Depuis la crise sanitaire, la France fait face à un défi majeur : la baisse continue de sa productivité. Ce phénomène, inédit depuis plus d’un siècle, menace non seulement la croissance économique mais également les recettes de l’État, exacerbant le débat sur les finances publiques en période de déficit public croissant.
Une tendance préoccupante
Historiquement, la productivité en France a toujours été sur une pente ascendante, facilitant une amélioration du niveau de vie et de consommation des salariés. Toutefois, selon Dorian Roucher de l’Insee, ce schéma s’est inversé post-pandémie. La Banque de France rapporte une baisse significative de la valeur ajoutée par employé, avec un recul de 5,2 % depuis 2019, et même de 8,5 % si l’on considère la trajectoire attendue de croissance. Cette situation n’est pas isolée à la France, bien que le phénomène y soit plus prononcé qu’au sein de la zone euro.
Les facteurs explicatifs
Parmi les principales causes de cette baisse figure l’augmentation du nombre d’apprentis, passant de 432 000 en 2019 à un million en 2023. Bien que cela reflète une insertion professionnelle positive, la productivité en pâtit, les apprentis étant généralement moins expérimentés. Olivier Redoulès de Rexecode estime que ce facteur explique un tiers de la baisse observée.
En outre, le dynamisme récent du marché du travail a permis une réduction du taux de chômage mais a également intégré dans l’emploi des individus moins expérimentés ou compétents, affectant négativement la productivité globale.

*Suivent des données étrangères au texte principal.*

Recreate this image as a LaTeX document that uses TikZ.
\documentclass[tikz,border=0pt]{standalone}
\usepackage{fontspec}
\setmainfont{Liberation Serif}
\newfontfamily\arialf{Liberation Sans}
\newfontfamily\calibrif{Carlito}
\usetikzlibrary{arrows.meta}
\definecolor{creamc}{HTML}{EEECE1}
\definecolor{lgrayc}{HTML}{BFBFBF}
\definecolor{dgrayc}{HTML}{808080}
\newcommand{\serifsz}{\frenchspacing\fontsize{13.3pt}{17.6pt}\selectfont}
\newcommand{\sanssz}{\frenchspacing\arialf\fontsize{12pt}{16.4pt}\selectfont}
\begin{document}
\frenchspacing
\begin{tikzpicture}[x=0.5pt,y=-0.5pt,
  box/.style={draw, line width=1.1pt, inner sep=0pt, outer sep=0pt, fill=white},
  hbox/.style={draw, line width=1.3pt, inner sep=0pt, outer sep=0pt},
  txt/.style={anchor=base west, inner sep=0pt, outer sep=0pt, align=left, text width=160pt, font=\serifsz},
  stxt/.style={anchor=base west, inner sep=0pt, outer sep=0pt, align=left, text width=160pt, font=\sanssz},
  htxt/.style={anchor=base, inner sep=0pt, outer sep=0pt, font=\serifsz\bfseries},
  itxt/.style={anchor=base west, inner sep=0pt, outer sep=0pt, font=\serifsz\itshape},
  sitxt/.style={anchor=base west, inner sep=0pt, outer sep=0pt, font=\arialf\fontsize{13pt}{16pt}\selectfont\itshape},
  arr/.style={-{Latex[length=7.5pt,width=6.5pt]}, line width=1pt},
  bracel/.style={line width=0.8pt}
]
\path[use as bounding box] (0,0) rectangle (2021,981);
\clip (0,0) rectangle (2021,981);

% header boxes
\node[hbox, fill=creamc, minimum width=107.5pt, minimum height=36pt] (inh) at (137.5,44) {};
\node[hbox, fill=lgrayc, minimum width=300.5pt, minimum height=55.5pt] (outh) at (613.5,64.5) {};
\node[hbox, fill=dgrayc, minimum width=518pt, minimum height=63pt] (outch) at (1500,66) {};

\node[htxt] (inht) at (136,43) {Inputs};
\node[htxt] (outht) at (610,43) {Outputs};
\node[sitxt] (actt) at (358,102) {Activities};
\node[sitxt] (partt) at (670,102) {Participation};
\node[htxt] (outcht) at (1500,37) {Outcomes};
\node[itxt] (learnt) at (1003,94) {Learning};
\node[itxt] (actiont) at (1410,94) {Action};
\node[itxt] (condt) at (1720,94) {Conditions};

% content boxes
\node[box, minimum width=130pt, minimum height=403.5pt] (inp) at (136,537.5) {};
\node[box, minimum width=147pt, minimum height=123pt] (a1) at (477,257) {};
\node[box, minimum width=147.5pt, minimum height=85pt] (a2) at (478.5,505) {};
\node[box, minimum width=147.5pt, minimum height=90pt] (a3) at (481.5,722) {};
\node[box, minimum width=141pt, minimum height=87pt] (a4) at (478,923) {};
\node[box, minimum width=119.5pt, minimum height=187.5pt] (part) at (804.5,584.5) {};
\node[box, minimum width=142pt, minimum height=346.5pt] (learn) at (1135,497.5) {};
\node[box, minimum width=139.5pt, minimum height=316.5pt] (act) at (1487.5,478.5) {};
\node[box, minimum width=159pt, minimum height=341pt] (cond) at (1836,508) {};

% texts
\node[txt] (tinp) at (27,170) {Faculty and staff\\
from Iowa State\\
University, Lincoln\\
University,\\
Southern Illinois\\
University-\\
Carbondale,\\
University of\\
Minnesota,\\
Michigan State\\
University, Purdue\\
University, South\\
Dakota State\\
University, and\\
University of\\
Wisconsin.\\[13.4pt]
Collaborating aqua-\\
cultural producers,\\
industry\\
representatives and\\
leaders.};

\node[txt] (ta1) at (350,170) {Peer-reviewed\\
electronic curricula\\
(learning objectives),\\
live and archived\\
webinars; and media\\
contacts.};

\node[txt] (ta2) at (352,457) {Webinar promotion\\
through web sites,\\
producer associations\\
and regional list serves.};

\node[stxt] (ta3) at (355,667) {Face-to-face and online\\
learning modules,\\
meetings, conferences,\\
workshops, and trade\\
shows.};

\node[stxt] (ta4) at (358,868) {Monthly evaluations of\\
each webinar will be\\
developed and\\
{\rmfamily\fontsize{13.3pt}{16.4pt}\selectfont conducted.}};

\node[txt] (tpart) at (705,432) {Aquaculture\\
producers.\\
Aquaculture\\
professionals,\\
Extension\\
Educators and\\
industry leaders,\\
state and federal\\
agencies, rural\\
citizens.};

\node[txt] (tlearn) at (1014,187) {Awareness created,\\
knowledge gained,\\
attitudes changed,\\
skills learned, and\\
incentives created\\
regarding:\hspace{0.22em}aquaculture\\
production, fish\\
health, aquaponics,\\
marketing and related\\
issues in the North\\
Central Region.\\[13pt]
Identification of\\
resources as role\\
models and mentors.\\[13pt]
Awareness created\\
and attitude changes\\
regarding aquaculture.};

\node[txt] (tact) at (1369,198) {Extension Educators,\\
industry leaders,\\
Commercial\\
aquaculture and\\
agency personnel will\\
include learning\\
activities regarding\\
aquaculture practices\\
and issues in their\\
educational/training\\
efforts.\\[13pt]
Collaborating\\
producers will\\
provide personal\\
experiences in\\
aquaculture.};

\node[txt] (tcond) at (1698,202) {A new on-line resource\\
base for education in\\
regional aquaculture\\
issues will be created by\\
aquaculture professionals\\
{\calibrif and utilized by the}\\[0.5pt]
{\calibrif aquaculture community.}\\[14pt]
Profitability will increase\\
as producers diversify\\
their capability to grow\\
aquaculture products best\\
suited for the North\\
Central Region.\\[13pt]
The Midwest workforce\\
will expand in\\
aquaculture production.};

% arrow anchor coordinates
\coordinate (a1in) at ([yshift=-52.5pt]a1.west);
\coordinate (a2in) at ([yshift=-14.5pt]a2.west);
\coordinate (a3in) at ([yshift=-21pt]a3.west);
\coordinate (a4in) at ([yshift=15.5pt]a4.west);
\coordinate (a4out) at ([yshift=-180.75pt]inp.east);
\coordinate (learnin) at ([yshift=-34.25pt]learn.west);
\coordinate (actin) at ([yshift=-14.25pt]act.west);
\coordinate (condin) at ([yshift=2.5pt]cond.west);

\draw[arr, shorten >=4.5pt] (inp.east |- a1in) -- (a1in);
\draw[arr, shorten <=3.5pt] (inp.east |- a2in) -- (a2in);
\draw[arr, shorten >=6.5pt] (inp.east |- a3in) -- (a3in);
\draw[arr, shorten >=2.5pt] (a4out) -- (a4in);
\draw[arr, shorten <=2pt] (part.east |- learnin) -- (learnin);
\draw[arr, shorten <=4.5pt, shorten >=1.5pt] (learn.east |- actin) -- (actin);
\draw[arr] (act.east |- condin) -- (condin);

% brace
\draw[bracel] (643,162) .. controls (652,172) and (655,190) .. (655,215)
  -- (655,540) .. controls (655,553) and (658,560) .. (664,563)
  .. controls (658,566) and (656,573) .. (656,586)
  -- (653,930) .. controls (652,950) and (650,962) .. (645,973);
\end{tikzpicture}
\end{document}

Les obstacles technologiques et structurels
Le dernier tiers de la baisse de productivité est le plus difficile à expliquer. Anne-Sophie Alsif de BDO France évoque plusieurs théories, allant de l’absentéisme croissant, particulièrement lié aux troubles psychologiques, à un retard technologique significatif. La comparaison avec les États-Unis est particulièrement frappante, où l’adoption rapide de nouvelles technologies, comme l’intelligence artificielle, a engendré un bond en avant en termes de productivité.

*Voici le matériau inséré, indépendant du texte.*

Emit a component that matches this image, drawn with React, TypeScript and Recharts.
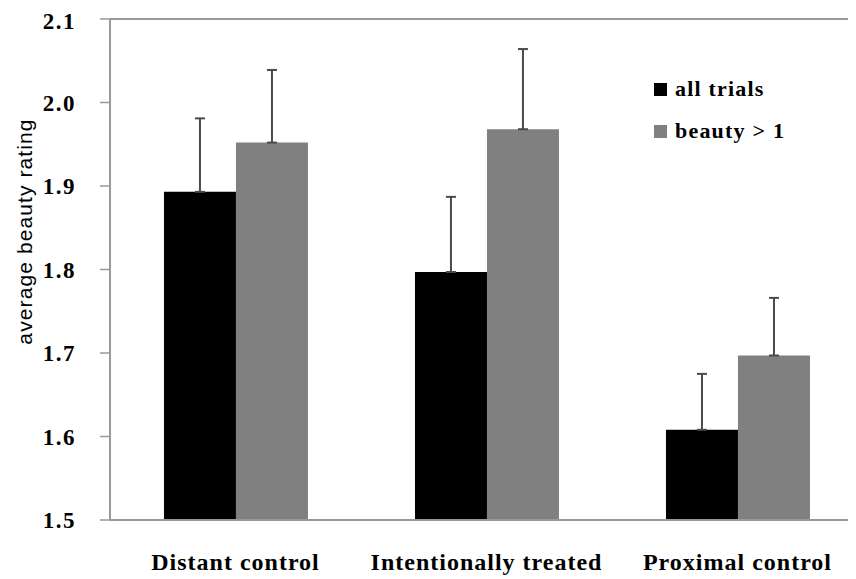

Un écart qui se creuse entre la France et les États-Unis
L’écart de productivité entre la France et les États-Unis s’est notablement creusé depuis la crise sanitaire, révélant des différences significatives dans la manière dont les deux pays ont géré les défis économiques. Aux États-Unis, la productivité a augmenté de 3,2 % au quatrième trimestre 2023, un dynamisme attribuable en partie à l’adoption rapide de technologies avancées, telles que l’intelligence artificielle, et à une politique économique axée sur le soutien aux ménages plutôt qu’à la préservation directe des emplois.
Cette approche a favorisé une réallocation efficace des ressources vers les entreprises les plus productives. En contraste, la France a concentré ses efforts sur la préservation des emplois existants, ce qui a peut-être ralenti la nécessaire réallocation des moyens de production vers les secteurs les plus dynamiques. Ce manque d’investissement dans les nouvelles technologies et la persistance de lourdeurs administratives ont également joué un rôle dans ce décrochage productif par rapport à son homologue américain.
Vers des solutions durables
Face à ce constat, la question des réponses adéquates se pose. Les économistes, tel Olivier Redoulès, suggèrent plusieurs pistes, notamment l’amélioration de la formation continue et une réduction des prélèvements sur les entreprises pour stimuler l’investissement en productivité. Cependant, aucune baisse d’impôt n’est prévue par l’exécutif, qui se concentre plutôt sur la recherche de nouvelles recettes et d’économies.
En conclusion, si la baisse de la productivité en France peut être perçue comme un signe avant-coureur de difficultés économiques plus profondes, elle offre également une occasion de réviser et d’améliorer les stratégies en matière d’éducation, de formation et de fiscalité pour renforcer la structure économique du pays à long terme.